Typ der Saison: Ewald Lienen
Bei St.Pauli zeigte er, was ihn ausmacht: harte Arbeit und der Blick über den Tellerand
Wie Ewald Lienen tickt, lässt sich mit einer Anekdote erklären. 2011 reisten wir nach Bielefeld, um über den DSC Arminia zu schreiben. Lienen hatte den strauchelnden Zweitligisten in aussichtsloser Mission übernommen, es gab viel zu bereden. Irgendwann kam das Gespräch zufällig auf Mönchengladbach, wo Lienen einst die erfolgreichsten Zeiten seiner Spielerkarriere verbracht hatte. „Mönchengladbach“, sinnierte er. „Jetzt muss ich dir mal was über Mönchengladbach erzählen.“
Es folgte ein halbstündiger Vortrag über die „Beamtenstadt“ und was eine jahrzehntelange CDU-Regierung mit ihr gemacht habe. Die Zeit verrann … die schöne Bielefeld-Story. Aber egal: Denn exakt so ist Ewald Lienen. Ein im sympathischen Sinne verschrobener Freigeist, der den Fußball liebt, aber nach seiner davon unabhängigen Agenda lebt und das große Ganze, sprich: die gesellschaftlichen Zusammenhänge, nie aus den Augen verliert.
Genau so ist er auch seine Aufgabe beim FC St. Pauli angegangen und wirkte im Abstiegskampf fast noch souveräner als zuvor am anderen Ende der Tabelle. Dafür, ihn in heikler Lage nicht entlassen zu haben, gebührt auch dem Klub ein Preis. Mit Platz sieben haben beide die verdiente Belohnung bekommen.

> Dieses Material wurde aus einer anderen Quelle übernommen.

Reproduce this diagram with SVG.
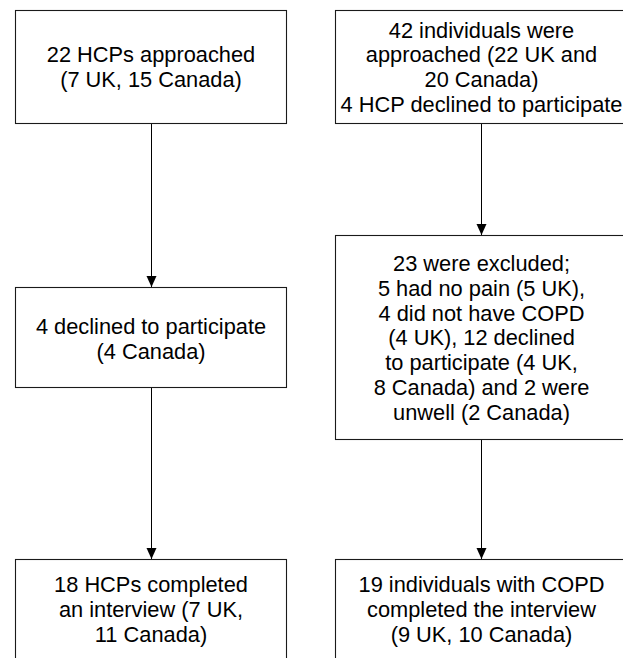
<svg xmlns="http://www.w3.org/2000/svg" width="623" height="658" viewBox="0 0 623 658">
<style>
.box{fill:#fff;stroke:#1a1a1a;stroke-width:1.1}
.t{font-family:"Liberation Sans",Arial,sans-serif;font-size:21.8px;fill:#000;text-anchor:middle}
.c{stroke:#000;stroke-width:1;fill:none}
</style>
<defs>
<marker id="ah" markerUnits="userSpaceOnUse" markerWidth="12" markerHeight="12" viewBox="0 0 12 12" refX="11" refY="6" orient="auto">
<path d="M0,1 L11,6 L0,11 Z" fill="#000"/>
</marker>
</defs>
<rect width="623" height="658" fill="#fff"/>
<g id="connectors">
<line class="c" x1="151.5" y1="123.5" x2="151.5" y2="287" marker-end="url(#ah)"/>
<line class="c" x1="151.5" y1="387.5" x2="151.5" y2="559" marker-end="url(#ah)"/>
<line class="c" x1="481.5" y1="123.5" x2="481.5" y2="235" marker-end="url(#ah)"/>
<line class="c" x1="481.5" y1="439.5" x2="481.5" y2="559" marker-end="url(#ah)"/>
</g>
<g id="n1">
<rect class="box" x="15.5" y="10.5" width="271" height="113"/>
<text class="t" x="151" y="62">22 HCPs approached</text>
<text class="t" x="151" y="87">(7 UK, 15 Canada)</text>
</g>
<g id="n2">
<rect class="box" x="335.5" y="10.5" width="292" height="113"/>
<text class="t" x="481.5" y="37.5">42 individuals were</text>
<text class="t" x="481.5" y="62.2">approached (22 UK and</text>
<text class="t" x="481.5" y="86.9">20 Canada)</text>
<text class="t" x="481.5" y="111.6">4 HCP declined to participate</text>
</g>
<g id="n3">
<rect class="box" x="15.5" y="287.5" width="271" height="100"/>
<text class="t" x="151" y="334">4 declined to participate</text>
<text class="t" x="151" y="359">(4 Canada)</text>
</g>
<g id="n4">
<rect class="box" x="335.5" y="235.5" width="292" height="204"/>
<text class="t" x="481.5" y="271.3">23 were excluded;</text>
<text class="t" x="481.5" y="296">5 had no pain (5 UK),</text>
<text class="t" x="481.5" y="320.7">4 did not have COPD</text>
<text class="t" x="481.5" y="345.4">(4 UK), 12 declined</text>
<text class="t" x="481.5" y="370.1">to participate (4 UK,</text>
<text class="t" x="481.5" y="394.8">8 Canada) and 2 were</text>
<text class="t" x="481.5" y="419.5">unwell (2 Canada)</text>
</g>
<g id="n5">
<rect class="box" x="15.5" y="559.5" width="271" height="100"/>
<text class="t" x="151" y="592">18 HCPs completed</text>
<text class="t" x="151" y="617">an interview (7 UK,</text>
<text class="t" x="151" y="642">11 Canada)</text>
</g>
<g id="n6">
<rect class="box" x="335.5" y="559.5" width="292" height="100"/>
<text class="t" x="481.5" y="592">19 individuals with COPD</text>
<text class="t" x="481.5" y="617">completed the interview</text>
<text class="t" x="481.5" y="642">(9 UK, 10 Canada)</text>
</g>
</svg>
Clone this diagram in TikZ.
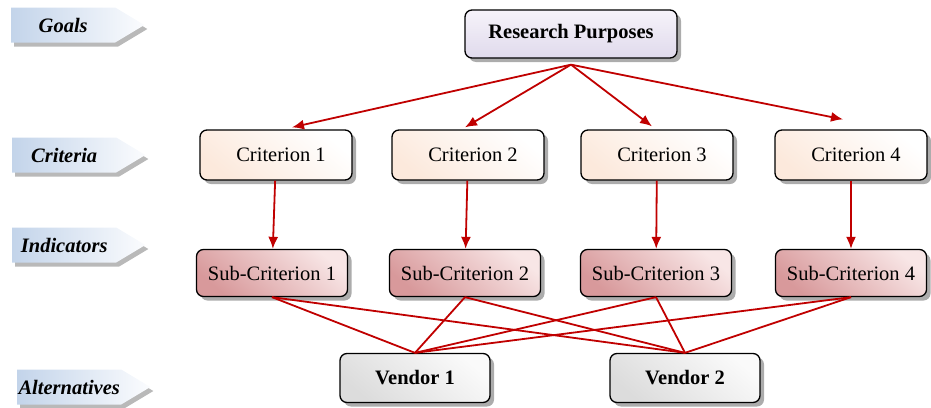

Manager der Saison: Jörg Schmadtke
Kölns Sportdirektor ist der Mann mit der Zwangsjacke. er therapiert die harten Fälle
Wie bekloppt muss einer sein, der sich ständig der bekloppten Fälle annimmt? Der Werdegang des Managers Jörg Schmadtke liest sich, als therapiere der Mann zwanghaft neurotische Traditionsklubs: In Aachen bekam er es erst mit dem Gerichtsvollzieher zu tun, dann hievte er den Klub vom Tivoli mit Jungstars wie Ibisevic und Schlaudraff ins internationale Geschäft. In Hannover ertrug er kühl lächelnd die Hitze im Fegefeuer der Eitelkeiten zwischen Präsident Kind und Coach Slomka und machte den Abstiegskandidaten zum Europa-League-Teilnehmer, indem er gegen den Willen des Trainers No-Names wie Lars Stindl holte.
Sein Meisterstück gelang ihm beim 1. FC Köln. Mit ruhiger Hand navigierte er den Fahrstuhlklub aus der Krise, befriedete das Umfeld und zimmerte behutsam ein Team, das nach graumäusigen Jahrzehnten wieder sternenstaub umgibt: Timo Horn, Jonas Hector oder Marcel Risse sind Exponenten des neuen FC-Geföhls, für das der 53-Jährige verantwortlich zeichnet. Und das bewirkt hat, dass der Klub nach 25 Jahren wieder international spielt. in Hamburg indes fragen sie sich, wo der HSV wohl stünde, wenn sich der Aufsichtsrat 2013 nicht gegen Schmadtkes Verpflichtung entschieden hätte.